__YOUR TASK__.
Take the line containing "Generate a Python" as the first line and the line containing "import plotly.graph_objects as go" as the last, and output that span verbatim without any images.
►
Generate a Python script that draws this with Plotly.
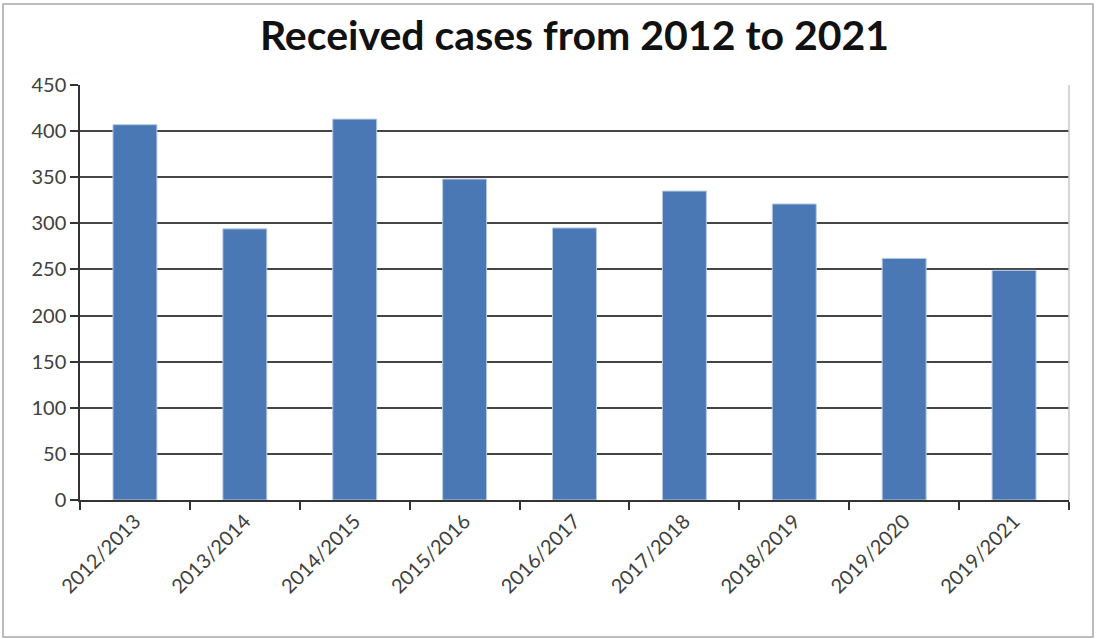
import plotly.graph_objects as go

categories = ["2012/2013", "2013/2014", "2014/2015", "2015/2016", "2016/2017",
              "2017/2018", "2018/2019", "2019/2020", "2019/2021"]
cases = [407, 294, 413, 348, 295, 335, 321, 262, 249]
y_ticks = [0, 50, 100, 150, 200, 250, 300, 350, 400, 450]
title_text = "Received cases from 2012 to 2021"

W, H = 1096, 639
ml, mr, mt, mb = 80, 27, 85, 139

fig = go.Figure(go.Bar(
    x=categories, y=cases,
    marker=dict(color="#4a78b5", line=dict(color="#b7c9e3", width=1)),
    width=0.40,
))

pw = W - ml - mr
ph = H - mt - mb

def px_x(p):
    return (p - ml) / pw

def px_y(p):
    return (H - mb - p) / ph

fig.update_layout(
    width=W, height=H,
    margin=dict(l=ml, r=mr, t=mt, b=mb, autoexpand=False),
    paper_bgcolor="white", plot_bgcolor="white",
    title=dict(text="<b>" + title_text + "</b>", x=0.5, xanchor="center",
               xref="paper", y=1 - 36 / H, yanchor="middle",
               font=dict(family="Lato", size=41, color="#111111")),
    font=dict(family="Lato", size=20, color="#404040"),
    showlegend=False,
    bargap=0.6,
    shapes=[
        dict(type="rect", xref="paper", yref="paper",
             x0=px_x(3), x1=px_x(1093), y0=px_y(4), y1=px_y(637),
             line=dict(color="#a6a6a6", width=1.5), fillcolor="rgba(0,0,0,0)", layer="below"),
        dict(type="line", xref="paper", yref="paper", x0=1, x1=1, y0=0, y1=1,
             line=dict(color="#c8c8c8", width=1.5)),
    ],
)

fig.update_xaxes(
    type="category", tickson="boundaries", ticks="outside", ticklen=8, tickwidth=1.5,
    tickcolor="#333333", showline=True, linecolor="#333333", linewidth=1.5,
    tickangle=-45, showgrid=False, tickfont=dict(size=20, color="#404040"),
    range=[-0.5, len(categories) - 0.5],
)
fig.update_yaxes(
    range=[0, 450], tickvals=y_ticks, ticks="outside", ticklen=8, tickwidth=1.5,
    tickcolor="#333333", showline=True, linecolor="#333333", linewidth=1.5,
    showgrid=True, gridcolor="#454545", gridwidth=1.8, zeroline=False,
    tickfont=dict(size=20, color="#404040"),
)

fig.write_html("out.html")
◄
►
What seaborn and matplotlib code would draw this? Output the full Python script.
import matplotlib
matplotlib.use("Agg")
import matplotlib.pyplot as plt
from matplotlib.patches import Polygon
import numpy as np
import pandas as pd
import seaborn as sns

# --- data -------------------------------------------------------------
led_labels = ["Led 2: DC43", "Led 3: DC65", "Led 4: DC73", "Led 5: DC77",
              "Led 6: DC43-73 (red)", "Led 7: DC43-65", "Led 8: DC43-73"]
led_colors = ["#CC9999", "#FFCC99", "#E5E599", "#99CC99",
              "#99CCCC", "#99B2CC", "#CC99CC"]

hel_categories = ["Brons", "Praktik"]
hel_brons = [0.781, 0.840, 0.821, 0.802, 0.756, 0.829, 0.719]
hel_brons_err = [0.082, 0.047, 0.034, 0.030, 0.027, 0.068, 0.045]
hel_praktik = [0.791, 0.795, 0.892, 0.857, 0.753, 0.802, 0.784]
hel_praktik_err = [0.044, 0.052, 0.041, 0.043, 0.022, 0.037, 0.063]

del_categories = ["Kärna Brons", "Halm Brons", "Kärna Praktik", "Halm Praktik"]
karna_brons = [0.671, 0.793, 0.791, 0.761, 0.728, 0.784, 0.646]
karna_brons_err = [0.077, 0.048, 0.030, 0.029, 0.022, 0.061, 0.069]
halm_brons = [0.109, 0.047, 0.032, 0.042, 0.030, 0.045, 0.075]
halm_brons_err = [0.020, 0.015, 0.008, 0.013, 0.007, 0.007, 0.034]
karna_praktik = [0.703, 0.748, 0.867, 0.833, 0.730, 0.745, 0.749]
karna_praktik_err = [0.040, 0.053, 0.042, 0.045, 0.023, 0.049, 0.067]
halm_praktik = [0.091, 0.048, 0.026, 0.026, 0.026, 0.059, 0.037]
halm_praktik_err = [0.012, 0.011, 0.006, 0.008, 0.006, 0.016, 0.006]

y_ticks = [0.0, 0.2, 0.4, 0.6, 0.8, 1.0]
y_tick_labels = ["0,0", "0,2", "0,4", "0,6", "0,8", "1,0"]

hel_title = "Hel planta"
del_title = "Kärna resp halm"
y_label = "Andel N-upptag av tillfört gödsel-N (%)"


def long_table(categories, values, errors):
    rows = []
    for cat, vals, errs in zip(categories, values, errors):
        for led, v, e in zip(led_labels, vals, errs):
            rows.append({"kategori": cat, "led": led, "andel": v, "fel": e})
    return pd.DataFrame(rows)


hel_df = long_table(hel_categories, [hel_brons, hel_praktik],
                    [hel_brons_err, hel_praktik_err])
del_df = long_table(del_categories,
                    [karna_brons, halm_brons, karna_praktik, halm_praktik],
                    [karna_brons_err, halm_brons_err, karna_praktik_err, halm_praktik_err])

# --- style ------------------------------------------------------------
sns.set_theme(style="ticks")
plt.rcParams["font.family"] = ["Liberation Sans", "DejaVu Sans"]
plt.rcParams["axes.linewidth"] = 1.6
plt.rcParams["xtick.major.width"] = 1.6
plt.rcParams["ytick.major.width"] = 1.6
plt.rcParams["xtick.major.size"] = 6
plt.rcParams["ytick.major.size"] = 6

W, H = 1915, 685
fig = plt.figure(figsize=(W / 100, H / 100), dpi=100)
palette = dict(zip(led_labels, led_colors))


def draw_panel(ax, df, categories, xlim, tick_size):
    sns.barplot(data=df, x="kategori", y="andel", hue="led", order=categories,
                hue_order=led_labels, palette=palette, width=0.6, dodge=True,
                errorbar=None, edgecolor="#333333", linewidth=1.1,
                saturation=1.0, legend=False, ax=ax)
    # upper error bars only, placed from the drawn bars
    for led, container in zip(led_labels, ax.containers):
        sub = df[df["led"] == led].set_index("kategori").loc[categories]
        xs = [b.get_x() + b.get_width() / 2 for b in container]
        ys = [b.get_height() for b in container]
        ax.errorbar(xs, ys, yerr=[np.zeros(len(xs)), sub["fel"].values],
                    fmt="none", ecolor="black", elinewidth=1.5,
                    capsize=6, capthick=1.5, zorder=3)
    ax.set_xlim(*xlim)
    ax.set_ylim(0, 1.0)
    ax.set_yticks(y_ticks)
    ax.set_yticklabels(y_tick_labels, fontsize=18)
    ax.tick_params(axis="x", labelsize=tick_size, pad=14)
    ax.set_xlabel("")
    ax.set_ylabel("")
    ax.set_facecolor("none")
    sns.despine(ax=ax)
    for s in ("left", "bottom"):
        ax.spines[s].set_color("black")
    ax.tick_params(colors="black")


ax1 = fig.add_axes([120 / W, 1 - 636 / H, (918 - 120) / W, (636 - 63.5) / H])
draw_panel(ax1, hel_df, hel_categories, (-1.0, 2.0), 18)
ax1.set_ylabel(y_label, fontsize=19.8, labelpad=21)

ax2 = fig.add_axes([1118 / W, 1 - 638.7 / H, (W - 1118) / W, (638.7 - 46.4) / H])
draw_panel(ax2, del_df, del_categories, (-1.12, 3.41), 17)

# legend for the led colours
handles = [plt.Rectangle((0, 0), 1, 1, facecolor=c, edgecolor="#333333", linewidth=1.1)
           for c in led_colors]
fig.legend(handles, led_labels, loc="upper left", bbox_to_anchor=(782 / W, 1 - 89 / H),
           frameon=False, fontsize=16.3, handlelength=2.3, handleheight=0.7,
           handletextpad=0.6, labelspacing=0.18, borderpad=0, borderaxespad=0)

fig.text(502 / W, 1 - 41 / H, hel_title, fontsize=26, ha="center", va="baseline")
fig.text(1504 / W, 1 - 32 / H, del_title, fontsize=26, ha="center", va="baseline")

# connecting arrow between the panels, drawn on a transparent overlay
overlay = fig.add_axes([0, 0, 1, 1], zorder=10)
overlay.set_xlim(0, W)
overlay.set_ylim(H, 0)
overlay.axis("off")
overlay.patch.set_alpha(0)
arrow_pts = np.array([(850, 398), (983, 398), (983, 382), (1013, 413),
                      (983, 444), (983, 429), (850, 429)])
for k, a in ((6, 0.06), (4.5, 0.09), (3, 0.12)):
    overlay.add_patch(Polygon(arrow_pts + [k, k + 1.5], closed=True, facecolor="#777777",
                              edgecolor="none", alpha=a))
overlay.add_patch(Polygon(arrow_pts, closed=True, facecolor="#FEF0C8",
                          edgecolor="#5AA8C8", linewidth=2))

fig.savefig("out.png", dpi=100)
◄
__EXERCISE RESULT__.
Generate a Python script that draws this with Plotly.
import plotly.graph_objects as go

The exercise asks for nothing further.